>>>

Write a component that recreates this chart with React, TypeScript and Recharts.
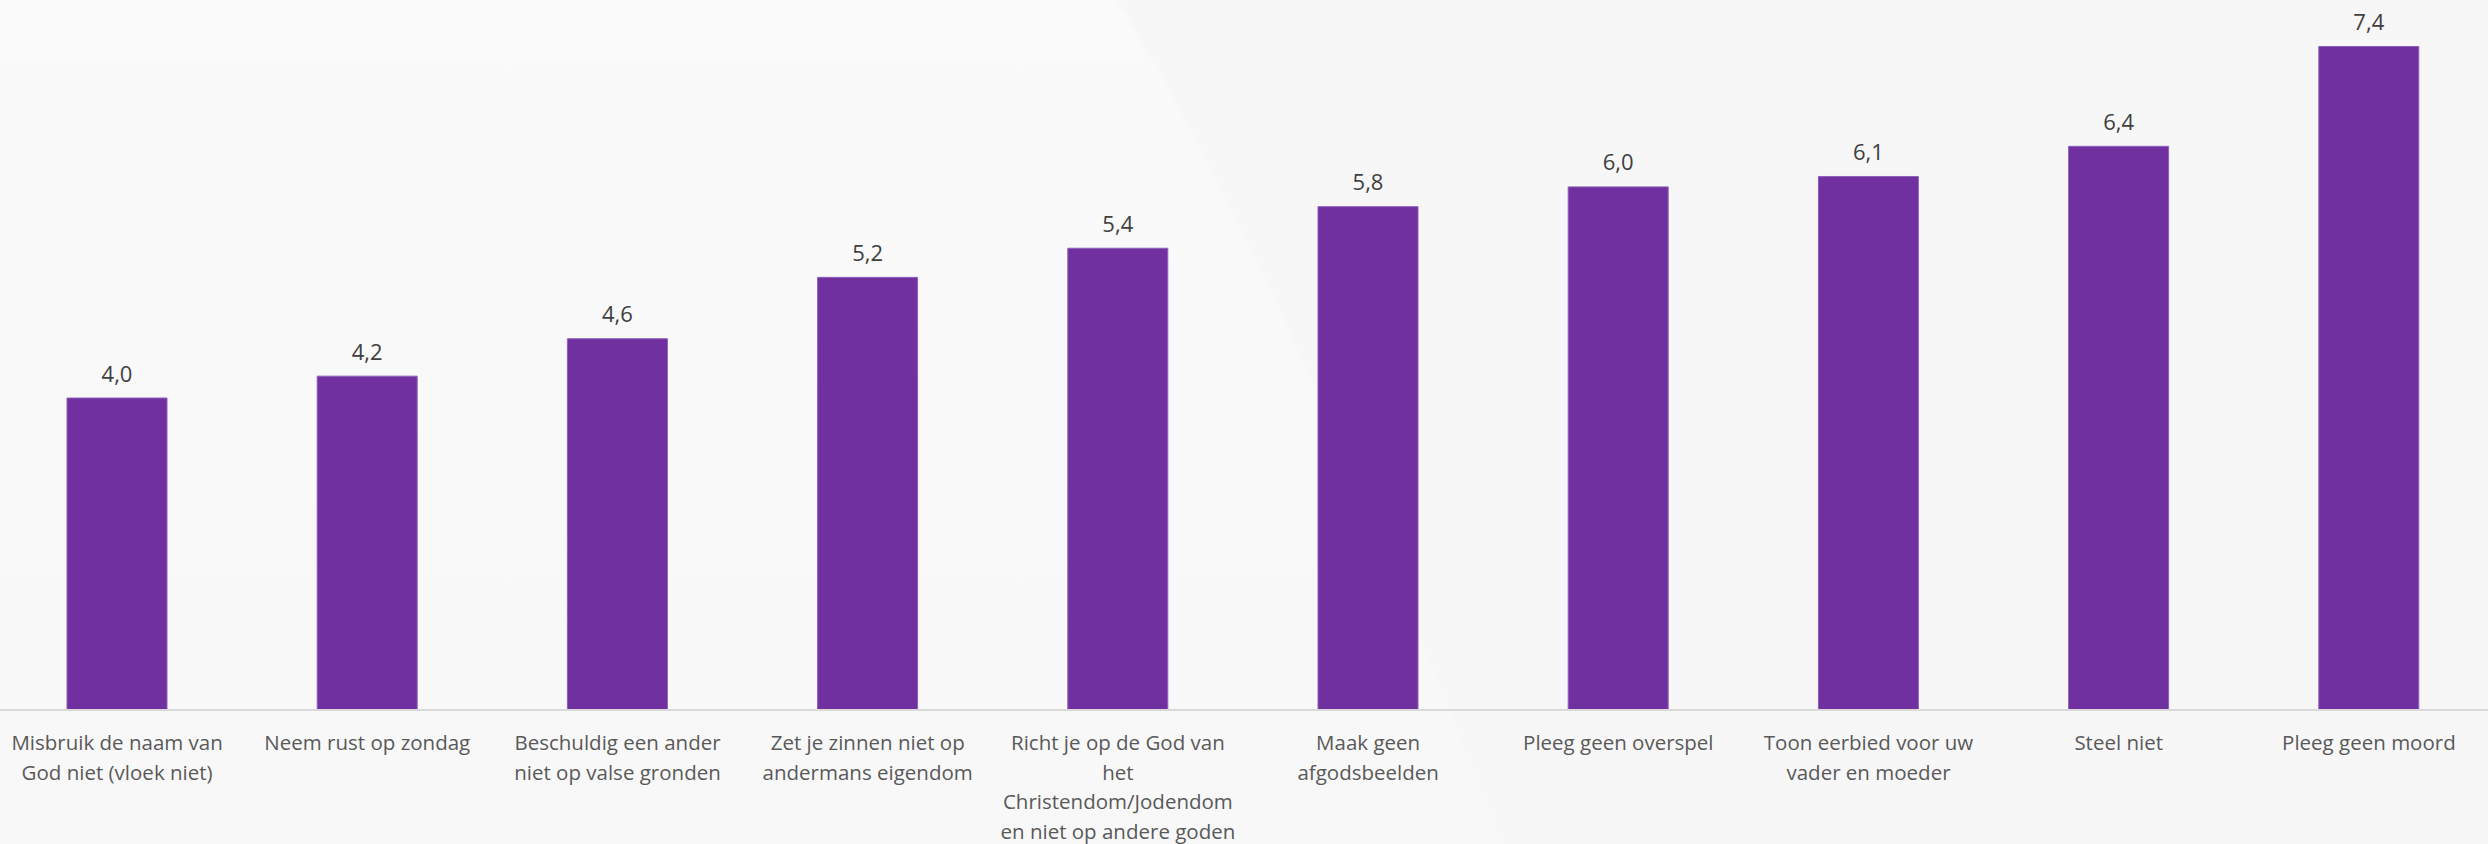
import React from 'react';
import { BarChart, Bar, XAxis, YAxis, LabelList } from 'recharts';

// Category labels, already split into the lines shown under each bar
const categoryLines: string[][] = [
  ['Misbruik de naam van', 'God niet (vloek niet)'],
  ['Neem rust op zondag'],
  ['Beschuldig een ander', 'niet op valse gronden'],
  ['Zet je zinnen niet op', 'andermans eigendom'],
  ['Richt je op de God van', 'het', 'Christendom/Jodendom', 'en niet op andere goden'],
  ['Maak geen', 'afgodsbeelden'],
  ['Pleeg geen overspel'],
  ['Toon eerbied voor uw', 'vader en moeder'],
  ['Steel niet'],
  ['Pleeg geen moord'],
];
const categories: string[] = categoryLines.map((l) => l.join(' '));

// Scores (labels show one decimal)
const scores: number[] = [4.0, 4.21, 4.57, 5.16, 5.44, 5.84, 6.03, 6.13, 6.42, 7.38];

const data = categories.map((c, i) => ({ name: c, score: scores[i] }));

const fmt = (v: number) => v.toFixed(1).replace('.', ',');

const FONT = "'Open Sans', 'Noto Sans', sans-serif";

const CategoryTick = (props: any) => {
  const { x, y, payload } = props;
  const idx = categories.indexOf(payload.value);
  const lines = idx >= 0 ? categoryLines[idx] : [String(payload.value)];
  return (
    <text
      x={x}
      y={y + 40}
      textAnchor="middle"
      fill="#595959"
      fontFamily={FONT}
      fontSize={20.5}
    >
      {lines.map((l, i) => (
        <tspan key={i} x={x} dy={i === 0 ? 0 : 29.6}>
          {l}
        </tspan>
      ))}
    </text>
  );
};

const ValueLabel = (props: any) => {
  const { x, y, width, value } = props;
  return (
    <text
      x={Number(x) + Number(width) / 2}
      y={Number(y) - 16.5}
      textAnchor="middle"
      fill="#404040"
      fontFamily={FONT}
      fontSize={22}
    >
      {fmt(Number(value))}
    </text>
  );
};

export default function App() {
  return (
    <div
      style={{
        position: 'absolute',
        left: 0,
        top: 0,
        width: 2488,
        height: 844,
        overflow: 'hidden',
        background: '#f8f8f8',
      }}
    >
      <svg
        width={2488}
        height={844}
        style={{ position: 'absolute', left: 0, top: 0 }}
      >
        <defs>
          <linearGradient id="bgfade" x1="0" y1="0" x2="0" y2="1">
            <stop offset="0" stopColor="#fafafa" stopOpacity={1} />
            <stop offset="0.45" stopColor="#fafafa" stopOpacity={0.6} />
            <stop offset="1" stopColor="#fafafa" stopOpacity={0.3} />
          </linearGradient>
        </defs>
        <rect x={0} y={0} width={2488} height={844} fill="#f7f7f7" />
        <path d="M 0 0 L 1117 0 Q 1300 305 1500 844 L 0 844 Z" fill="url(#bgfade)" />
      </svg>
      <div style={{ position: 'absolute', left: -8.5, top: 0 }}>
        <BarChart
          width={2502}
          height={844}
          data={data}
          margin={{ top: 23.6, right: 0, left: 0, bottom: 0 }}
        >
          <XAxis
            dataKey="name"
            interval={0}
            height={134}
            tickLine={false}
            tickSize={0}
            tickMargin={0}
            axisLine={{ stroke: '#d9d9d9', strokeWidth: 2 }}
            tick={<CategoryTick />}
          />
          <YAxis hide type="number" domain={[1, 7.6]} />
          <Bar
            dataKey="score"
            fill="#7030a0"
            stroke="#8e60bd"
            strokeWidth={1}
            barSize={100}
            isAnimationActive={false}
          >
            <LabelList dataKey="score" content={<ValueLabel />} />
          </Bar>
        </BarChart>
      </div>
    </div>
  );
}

<<<

GOAL
Write the material out again exactly as it appears, dropping the pictures.

COMPLETED TASK
Write a component that recreates this chart with React, TypeScript and Recharts.
import React from 'react';
import { BarChart, Bar, XAxis, YAxis, LabelList } from 'recharts';

// Category labels, already split into the lines shown under each bar
const categoryLines: string[][] = [
  ['Misbruik de naam van', 'God niet (vloek niet)'],
  ['Neem rust op zondag'],
  ['Beschuldig een ander', 'niet op valse gronden'],
  ['Zet je zinnen niet op', 'andermans eigendom'],
  ['Richt je op de God van', 'het', 'Christendom/Jodendom', 'en niet op andere goden'],
  ['Maak geen', 'afgodsbeelden'],
  ['Pleeg geen overspel'],
  ['Toon eerbied voor uw', 'vader en moeder'],
  ['Steel niet'],
  ['Pleeg geen moord'],
];
const categories: string[] = categoryLines.map((l) => l.join(' '));

// Scores (labels show one decimal)
const scores: number[] = [4.0, 4.21, 4.57, 5.16, 5.44, 5.84, 6.03, 6.13, 6.42, 7.38];

const data = categories.map((c, i) => ({ name: c, score: scores[i] }));

const fmt = (v: number) => v.toFixed(1).replace('.', ',');

const FONT = "'Open Sans', 'Noto Sans', sans-serif";

const CategoryTick = (props: any) => {
  const { x, y, payload } = props;
  const idx = categories.indexOf(payload.value);
  const lines = idx >= 0 ? categoryLines[idx] : [String(payload.value)];
  return (
    <text
      x={x}
      y={y + 40}
      textAnchor="middle"
      fill="#595959"
      fontFamily={FONT}
      fontSize={20.5}
    >
      {lines.map((l, i) => (
        <tspan key={i} x={x} dy={i === 0 ? 0 : 29.6}>
          {l}
        </tspan>
      ))}
    </text>
  );
};

const ValueLabel = (props: any) => {
  const { x, y, width, value } = props;
  return (
    <text
      x={Number(x) + Number(width) / 2}
      y={Number(y) - 16.5}
      textAnchor="middle"
      fill="#404040"
      fontFamily={FONT}
      fontSize={22}
    >
      {fmt(Number(value))}
    </text>
  );
};

export default function App() {
  return (
    <div
      style={{
        position: 'absolute',
        left: 0,
        top: 0,
        width: 2488,
        height: 844,
        overflow: 'hidden',
        background: '#f8f8f8',
      }}
    >
      <svg
        width={2488}
        height={844}
        style={{ position: 'absolute', left: 0, top: 0 }}
      >
        <defs>
          <linearGradient id="bgfade" x1="0" y1="0" x2="0" y2="1">
            <stop offset="0" stopColor="#fafafa" stopOpacity={1} />
            <stop offset="0.45" stopColor="#fafafa" stopOpacity={0.6} />
            <stop offset="1" stopColor="#fafafa" stopOpacity={0.3} />
          </linearGradient>
        </defs>
        <rect x={0} y={0} width={2488} height={844} fill="#f7f7f7" />
        <path d="M 0 0 L 1117 0 Q 1300 305 1500 844 L 0 844 Z" fill="url(#bgfade)" />
      </svg>
      <div style={{ position: 'absolute', left: -8.5, top: 0 }}>
        <BarChart
          width={2502}
          height={844}
          data={data}
          margin={{ top: 23.6, right: 0, left: 0, bottom: 0 }}
        >
          <XAxis
            dataKey="name"
            interval={0}
            height={134}
            tickLine={false}
            tickSize={0}
            tickMargin={0}
            axisLine={{ stroke: '#d9d9d9', strokeWidth: 2 }}
            tick={<CategoryTick />}
          />
          <YAxis hide type="number" domain={[1, 7.6]} />
          <Bar
            dataKey="score"
            fill="#7030a0"
            stroke="#8e60bd"
            strokeWidth={1}
            barSize={100}
            isAnimationActive={false}
          >
            <LabelList dataKey="score" content={<ValueLabel />} />
          </Bar>
        </BarChart>
      </div>
    </div>
  );
}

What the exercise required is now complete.